The Eurekahedge Hedge Fund Index was up 4.00% year-to-date as of August 2020, outperforming the underlying global equity market as represented by the MSCI ACWI IMI, which was down 0.89% over the same period. In the earlier months of 2020, the global equity market sharply declined due to the impact of COVID-19 pandemic, which stalled economic activity. The coronavirus started to spread outside Beijing in February, which heightened concerns among investors that resulted in back-to-back sell-off in the first quarter, particularly in March. The acceleration of COVID-19 infections forced government authorities to impose lockdown and strict social distancing measures. The implemented policy forced businesses deemed non-essentials to cease their operations temporarily. Weekly unemployment claims in the US reached a historical level, while its unemployment rate stretched to a level not seen since the Great Depression. In the first quarter of 2020, US equity benchmarks recorded their worst quarterly performance since 1987, with DJIA and S&P 500 plummeting 23.20% and 20.00%, while their March performance showed both stock indexes were down 13.74% and 12.51% respectively.
In the second quarter of the year, global equities exhibited a strong comeback driven by the massive economic stimulus to combat the adverse effect of COVID-19 and resumption of business activities in most countries. The DAX gained 23.90%, while the S&P 500 up 18.81% in Q2 2020. The Federal Reserve cut its policy rate to zero percent, and restarted their Quantitative Easing, while the ECB also resumed their asset purchases programme.
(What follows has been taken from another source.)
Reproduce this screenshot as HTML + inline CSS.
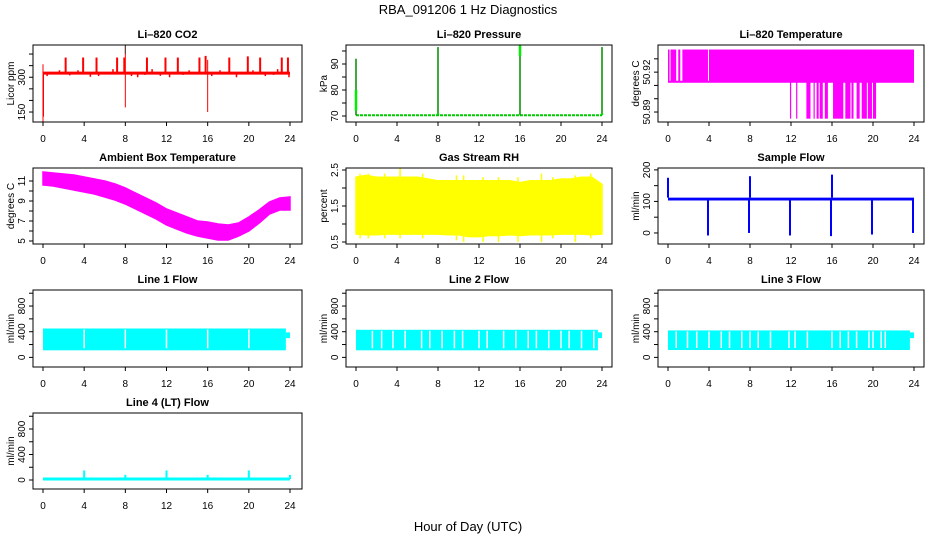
<!DOCTYPE html>
<html><head><meta charset="utf-8">
<style>
html,body{margin:0;padding:0;background:#fff;}
svg{display:block;font-family:"Liberation Sans",sans-serif;}
</style></head>
<body>
<svg id="c" width="936" height="540" viewBox="0 0 936 540">
<text x="468" y="14" text-anchor="middle" font-size="13">RBA_091206  1 Hz Diagnostics</text>
<text x="468" y="531" text-anchor="middle" font-size="13">Hour of Day (UTC)</text>
</svg>
<script>
// ---- data ----
const xTicks = [0,4,8,12,16,20,24];
const hours = [0,1,2,3,4,5,6,7,8,9,10,11,12,13,14,15,16,17,18,19,20,21,22,23,24];
// CO2
const co2Base = 318;
const co2SpikeT = [2.2,3.9,5.2,7.2,7.9,10.1,11.9,13.1,15.2,15.8,18.1,19.9,21.1,23.2,23.8];
const co2SpikeV = [385,385,385,385,385,385,385,385,385,392,385,390,385,385,385];
const co2SmallT = [0.4,1.0,1.6,2.6,3.4,4.6,5.4,6.2,6.8,8.6,9.2,9.9,10.6,11.4,12.3,13.6,14.2,14.6,16.4,17.2,18.8,19.4,20.4,21.6,22.4,22.8,23.9];
const co2SmallV = [305,312,330,308,330,302,305,312,335,305,300,310,335,306,300,310,330,315,305,330,300,312,330,305,310,335,300];
const co2BigT = [0,0.05,8,16];
const co2BigLo = [107,130,170,150];
const co2BigHi = [356,320,439,375];
// Pressure
const presBase = 70.3;
const presSpikeT = [0,8,16,24];
const presSpikeV = [92,96.5,97.5,96.5];
const presThickLo = [72,70.5,93,70.5];
const presThickHi = [80,71,97.5,71];
// Li-820 temperature
const tempLo = 50.912, tempHi = 50.937, tempMin = 50.885;
const tempGapStart = [0.15,0.8,1.2,3.9];
const tempGapEnd = [0.25,1.0,1.4,4.0];
const tempDropStart = [11.9,12.5,13.5,14.2,14.5,14.8,15.3,16.1,17.3,17.9,18.4,18.9,19.5,20.0];
const tempDropEnd = [12.0,12.6,13.9,14.3,14.7,15.1,15.6,17.1,17.8,18.1,18.7,19.4,19.9,20.3];
// Ambient box temperature
const ambHi = [11.9,11.8,11.7,11.6,11.4,11.2,11.0,10.7,10.3,9.8,9.3,8.8,8.2,7.8,7.4,7.0,6.9,6.7,6.6,6.8,7.4,8.1,8.9,9.3,9.4];
const ambLo = [10.6,10.5,10.3,10.1,9.9,9.7,9.4,9.1,8.7,8.2,7.7,7.2,6.6,6.2,5.8,5.5,5.3,5.1,5.1,5.5,6.0,6.8,7.7,8.1,8.1];
// Gas stream RH
const rhHi = [2.3,2.35,2.3,2.3,2.3,2.3,2.3,2.25,2.2,2.2,2.2,2.2,2.2,2.2,2.2,2.2,2.15,2.2,2.2,2.2,2.25,2.25,2.3,2.3,2.1];
const rhLo = [0.72,0.7,0.7,0.72,0.72,0.72,0.72,0.72,0.72,0.7,0.7,0.65,0.65,0.68,0.68,0.7,0.68,0.7,0.7,0.7,0.72,0.72,0.72,0.7,0.72];
const rhSpikeT = [0.4,1.2,2.8,4.3,6.5,9.8,10.5,12.4,13.9,15.8,18.1,19.2,21.4,22.9];
const rhSpikeHi = [2.4,2.4,2.4,2.55,2.4,2.35,2.35,2.3,2.3,2.3,2.4,2.3,2.35,2.4];
const rhSpikeLo = [0.6,0.6,0.6,0.6,0.6,0.55,0.5,0.5,0.5,0.5,0.5,0.6,0.5,0.6];
// Sample flow
const sfHi = 112, sfLo = 103;
const sfDipT = [4,8,12,16,20,24];
const sfDipV = [-8,0,-8,-10,-5,0];
const sfSpikeT = [0,8,16];
const sfSpikeV = [175,180,185];
// Line flows
const l1Hi = 450, l1Lo = 110, l1Gaps = [4,8,12,16,20];
const l2Hi = 430, l2Lo = 110, l2Gaps = [1.6,2.5,3.6,4.8,6.4,7.2,8.4,9.6,10.4,12.0,12.8,14.4,15.6,16.8,17.6,18.8,20.0,20.8,22.0,23.2];
const l3Hi = 420, l3Lo = 115, l3Gaps = [0.8,1.9,2.8,4.0,5.2,6.0,7.2,8.0,8.8,10.0,11.8,12.4,13.6,16.0,16.8,17.6,18.4,19.6,20.0,20.8,21.2];
// Line 4
const l4Base = 15;
const l4SpikeT = [4,8,12,16,20,24];
const l4SpikeV = [150,80,150,80,150,80];

// ---- layout ----
const NS = "http://www.w3.org/2000/svg";
const svg = document.getElementById('c');
const colL = [33,346,658], colR = [302,612,924], colX0 = [43,356,668], colX24 = [290,602,914];
const rowT = [45,168,290,413], rowB = [122,244,367,489];
function mk(tag, attrs, parent){
  const e = document.createElementNS(NS, tag);
  for (const k in attrs) e.setAttribute(k, attrs[k]);
  (parent||svg).appendChild(e);
  return e;
}
function panel(col,row,name,title,ylab,ylim,ticks,labels,draw){
  const g = mk('g',{});
  
  
  const L=colL[col],R=colR[col],T=rowT[row],B=rowB[row];
  const sx = h => colX0[col] + (colX24[col]-colX0[col])*h/24;
  const sy = v => B - (v-ylim[0])/(ylim[1]-ylim[0])*(B-T);
  const plot = mk('g',{},g);
  
  
  draw(plot,sx,sy,L,R,T,B);
  const box = mk('rect',{x:L,y:T,width:R-L,height:B-T,fill:'none',stroke:'#000','stroke-width':1},g);
  
  
  const t = mk('text',{x:(L+R)/2,y:T-7,'text-anchor':'middle','font-size':11,'font-weight':'bold'},g);
  t.textContent = title;
  
  
  const yl = mk('text',{transform:`translate(${L-19},${(T+B)/2}) rotate(-90)`,'text-anchor':'middle','font-size':10},g);
  yl.textContent = ylab;
  
  
  const ya = mk('g',{},g);
  
  
  ticks.forEach(v=>{
    const y=sy(v);
    mk('line',{x1:L-4,x2:L,y1:y,y2:y,stroke:'#000'},ya);
  });
  labels.forEach(v=>{
    const y=sy(v);
    const tl = mk('text',{transform:`translate(${L-8},${y}) rotate(-90)`,'text-anchor':'middle','font-size':10},ya);
    tl.textContent = String(v);
  });
  const xa = mk('g',{},g);
  
  
  xTicks.forEach(h=>{
    const x=sx(h);
    mk('line',{x1:x,x2:x,y1:B,y2:B+4,stroke:'#000'},xa);
    const tl = mk('text',{x:x,y:B+20,'text-anchor':'middle','font-size':10},xa);
    tl.textContent = String(h);
  });
}
function vline(p,x,y1,y2,c,w){ mk('line',{x1:x,x2:x,y1:y1,y2:y2,stroke:c,'stroke-width':w||1},p); }
function band(p,sx,sy,hi,lo,c){
  let d='M'+hours.map((h,i)=>sx(h)+','+sy(hi[i])).join(' L');
  d+=' L'+hours.slice().reverse().map((h,i)=>sx(h)+','+sy(lo[hours.length-1-i])).join(' L')+' Z';
  mk('path',{d:d,fill:c,stroke:c,'stroke-width':1.5},p);
}

// CO2
panel(0,0,'co2','Li\u2013820 CO2','Licor ppm',[107,439],[150,200,250,300,350,400],[150,300],(p,sx,sy)=>{
  mk('line',{x1:sx(0),x2:sx(24),y1:sy(co2Base),y2:sy(co2Base),stroke:'red','stroke-width':3},p);
  co2SpikeT.forEach((t,i)=>vline(p,sx(t),sy(co2Base),sy(co2SpikeV[i]),'red',2));
  co2SmallT.forEach((t,i)=>vline(p,sx(t),sy(co2Base),sy(co2SmallV[i]),'red',1.5));
  co2BigT.forEach((t,i)=>vline(p,sx(t),sy(co2BigLo[i]),sy(co2BigHi[i]),'red',1));
  vline(p,sx(8),sy(400),sy(439),'#444',1);
});
// Pressure
panel(1,0,'pressure','Li\u2013820 Pressure','kPa',[67.7,97.3],[70,75,80,85,90,95],[70,80,90],(p,sx,sy)=>{
  mk('line',{x1:sx(0),x2:sx(24),y1:sy(presBase),y2:sy(presBase),stroke:'#00cc00','stroke-width':2,'stroke-dasharray':'3,1'},p);
  presSpikeT.forEach((t,i)=>{
    vline(p,sx(t),sy(presBase),sy(presSpikeV[i]),'#00cc00',1.5);
    vline(p,sx(t),sy(presBase),sy(presSpikeV[i]),'#004400',0.7);
    vline(p,sx(t),sy(presThickLo[i]),sy(presThickHi[i]),'#00ee00',2.5);
  });
});
// Li-820 temperature
panel(2,0,'li820-temperature','Li\u2013820 Temperature','degrees C',[50.8825,50.9404],[50.89,50.90,50.91,50.92,50.93],[50.89,50.92],(p,sx,sy)=>{
  mk('rect',{x:sx(0),y:sy(tempHi),width:sx(24)-sx(0),height:sy(tempLo)-sy(tempHi),fill:'#ff00ff'},p);
  tempGapStart.forEach((s,i)=>mk('rect',{x:sx(s),y:sy(tempHi),width:Math.max(1,sx(tempGapEnd[i])-sx(s)),height:sy(tempLo)-sy(tempHi)-2,fill:'#fff'},p));
  tempDropStart.forEach((s,i)=>mk('rect',{x:sx(s),y:sy(tempHi),width:Math.max(1.2,sx(tempDropEnd[i])-sx(s)),height:sy(tempMin)-sy(tempHi),fill:'#ff00ff'},p));
});
// Ambient
panel(0,1,'ambient-box-temperature','Ambient Box Temperature','degrees C',[4.7,12.3],[5,6,7,8,9,10,11],[5,7,9,11],(p,sx,sy)=>{
  band(p,sx,sy,ambHi,ambLo,'#ff00ff');
});
// RH
panel(1,1,'gas-stream-rh','Gas Stream RH','percent',[0.444,2.556],[0.5,1.0,1.5,2.0,2.5],[0.5,1.5,2.5],(p,sx,sy)=>{
  band(p,sx,sy,rhHi,rhLo,'#ffff00');
  rhSpikeT.forEach((t,i)=>vline(p,sx(t),sy(rhSpikeLo[i]),sy(rhSpikeHi[i]),'#ffff00',1.5));
});
// Sample flow
panel(2,1,'sample-flow','Sample Flow','ml/min',[-35,206],[0,50,100,150,200],[0,100,200],(p,sx,sy)=>{
  mk('rect',{x:sx(0),y:sy(sfHi),width:sx(24)-sx(0),height:sy(sfLo)-sy(sfHi),fill:'#0000ff'},p);
  sfDipT.forEach((t,i)=>vline(p,sx(t)-1,sy(sfLo),sy(sfDipV[i]),'#0000ff',2));
  sfSpikeT.forEach((t,i)=>vline(p,sx(t),sy(sfHi),sy(sfSpikeV[i]),'#0000ff',2));
});
// Line flows
function flowPanel(col,row,name,title,hi,lo,gaps){
  panel(col,row,name,title,'ml/min',[-150,1050],[0,200,400,600,800,1000],[0,400,800],(p,sx,sy)=>{
    mk('rect',{x:sx(0),y:sy(hi),width:sx(23.6)-sx(0),height:sy(lo)-sy(hi),fill:'#00ffff'},p);
    mk('rect',{x:sx(23.6),y:sy(390),width:sx(24)-sx(23.6),height:sy(300)-sy(390),fill:'#00ffff'},p);
    gaps.forEach(g=>vline(p,sx(g),sy(hi)+1,sy(lo)-2,'#fff',1.5));
  });
}
flowPanel(0,2,'line-1-flow','Line 1 Flow',l1Hi,l1Lo,l1Gaps);
flowPanel(1,2,'line-2-flow','Line 2 Flow',l2Hi,l2Lo,l2Gaps);
flowPanel(2,2,'line-3-flow','Line 3 Flow',l3Hi,l3Lo,l3Gaps);
// Line 4
panel(0,3,'line-4-flow','Line 4 (LT) Flow','ml/min',[-141,1051],[0,200,400,600,800,1000],[0,400,800],(p,sx,sy)=>{
  mk('line',{x1:sx(0),x2:sx(24),y1:sy(l4Base),y2:sy(l4Base),stroke:'#00ffff','stroke-width':3},p);
  l4SpikeT.forEach((t,i)=>vline(p,sx(t),sy(l4Base),sy(l4SpikeV[i]),'#00ffff',2));
});
</script>
</body></html>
On top of that, the US government also injected a fiscal stimulus measure which was the largest in American history that equals to around 12% of their total GDP. Global hedge funds slipped 8.01% in the first quarter, compared to 8.07% returned in the second quarter of 2020.
Figure 1: Global hedge fund industry map
The industry’s total assets under management (AUM) decreased by US$121.1 billion in 2020, driven by performance-based losses on top of substantial investor redemptions. Interest level among hedge fund investors has been weak, as the industry recorded nine consecutive quarters of net outflows from the Q2 2018 up to Q2 2020, totalling US$357.9 billion. However, investors sentiments towards the industry is showing a sign of recovery, as it recorded investor inflows of US$31.8 billion in Q3 2020.